La préservation de l'édifice supposait la réalisation du toit tel qu'il
était prévu à l'origine. Ce chantier lourd fut mené à bien par
l'association des Amis de Saint-Thibaut sous l'égide de ses présidents
successifs, Pierre Giraud et Xavier Loiseleur des Longchamps. Par
chance, ou par providence, cette couverture de cuivre fut mise en place
peu avant l'envolée des cours des matières premières. La priorité absolue donnée au gros œuvre ne se traduisit pas par une
mise en sommeil du projet du grand orgue, mais par un étalement dans le
temps de sa concrétisation, ce qui contribua à le peaufiner.
Réaliser
Dès le début de 2002, un dossier complet était constitué décrivant
les objectifs cultuels, culturels et pédagogiques du projet, détaillant
l'étude de faisabilité, définissant le programme fonctionnel de l'orgue
et prévoyant un plan précis de financement.
Œuvre collective, cette réalisation associe à la paroisse et à
l'Association diocésaine de Versailles (ADV), les communes du Pecq et de
Marly-le-Roi, le Département des Yvelines, la Région Île-de-France, le
ministère de la Culture, et les députés des deux circonscriptions.
Du fait de l'existence de subventions, le choix du facteur a été
opéré selon les rigoureuses procédures des Marchés publics. Sur 14
candidatures, 4 entreprises furent sélectionnées pour présenter un
projet très élaboré. La manufacture d'orgues Daniel Kern de Strasbourg emporta l'adhésion de la commission ad hoc.
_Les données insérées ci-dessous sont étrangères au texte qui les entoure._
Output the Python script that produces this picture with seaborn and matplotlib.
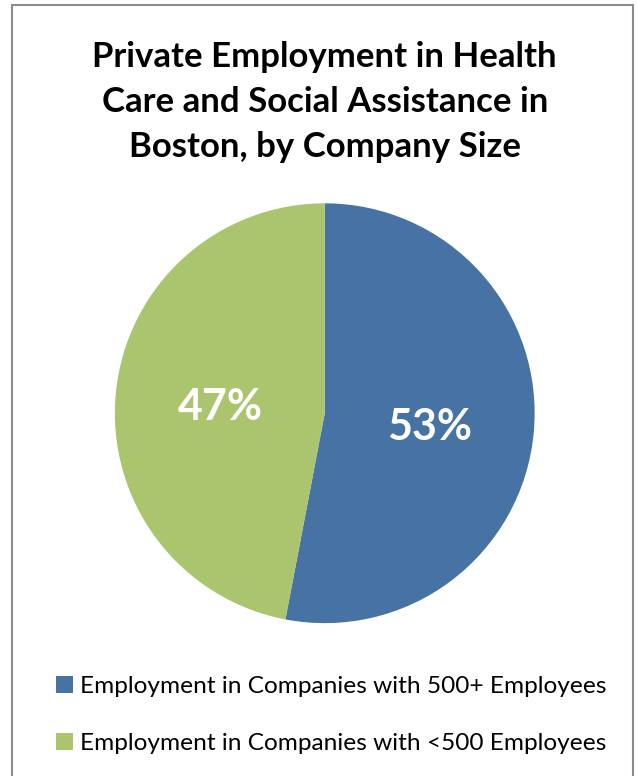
import matplotlib
matplotlib.use('Agg')
import matplotlib.pyplot as plt
import seaborn as sns
from matplotlib.patches import Rectangle

# data
labels = ['Employment in Companies with 500+ Employees',
          'Employment in Companies with <500 Employees']
shares = [53, 47]
colors = ['#4673A3', '#ABC56E']
title = 'Private Employment in Health\nCare and Social Assistance in\nBoston, by Company Size'

sns.set_style('white')
plt.rcParams['font.family'] = ['Lato', 'DejaVu Sans']
plt.rcParams['text.color'] = 'black'

fig = plt.figure(figsize=(6.38, 7.76), dpi=100)

# grey frame around the chart
fig.patches.append(Rectangle((0.019, -0.01), 0.973, 1.0035, transform=fig.transFigure,
                             fill=False, edgecolor='#8c8c8c', linewidth=1.5))

fig.text(0.509, 0.869, title, ha='center', va='center', fontsize=25,
         fontweight='bold', linespacing=1.5, color='black')

ax = fig.add_axes([0.180, 0.197, 0.658, 0.541])
wedges, texts, autotexts = ax.pie(shares, colors=sns.color_palette(colors), startangle=90,
                                  counterclock=False, autopct=lambda p: '%d%%' % round(p),
                                  pctdistance=0.5, wedgeprops=dict(linewidth=0),
                                  textprops=dict(color='white', fontsize=31, fontweight='bold'))
for t in autotexts:
    t.set_va('center_baseline')
ax.set_xlim(-1, 1)
ax.set_ylim(-1, 1)
ax.set_aspect('equal')
ax.axis('off')

fig.legend(wedges, labels, loc='upper left', bbox_to_anchor=(0.073, 0.141),
           frameon=False, fontsize=17.6, handlelength=0.7, handleheight=0.7,
           handletextpad=0.25, labelspacing=1.45, borderaxespad=0, labelcolor='black')

fig.savefig('out.png', dpi=100)
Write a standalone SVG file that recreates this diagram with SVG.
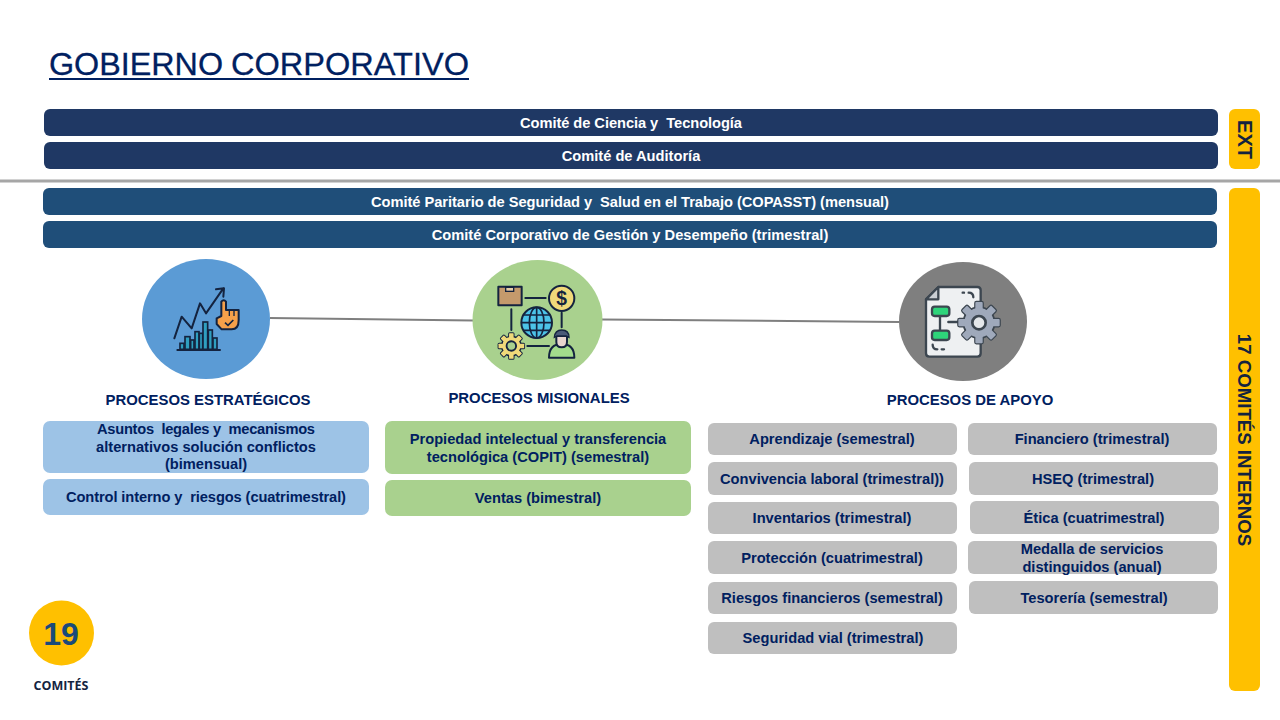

L'inauguration, en présence de notre évêque Éric Aumonier, le 4 mai
2008, par la bénédiction de l'orgue au cours d'une messe solennelle, est
son acte de naissance.
Audace et ambition de l'équipe fondatrice, appui de la communauté
paroissiale, enthousiasme des membres de l'association, esprit
d'ouverture des politiques, qualité de l'image de campagne construite
par Xavier Loiseleur des Longchamps, passion de nombreux artistes pour
ce projet original, conviction de participer à un acte culturel majeur,
satisfaction de contribuer à la défense d'une activité économique
menacée, souci d'offrir un instrument de qualité aux jeunes des
conservatoires, volonté d'embellir un édifice qui est déjà un monument
de l'architecture du XXe siècle, sont autant d'éléments qui ont conduit à cette réussite.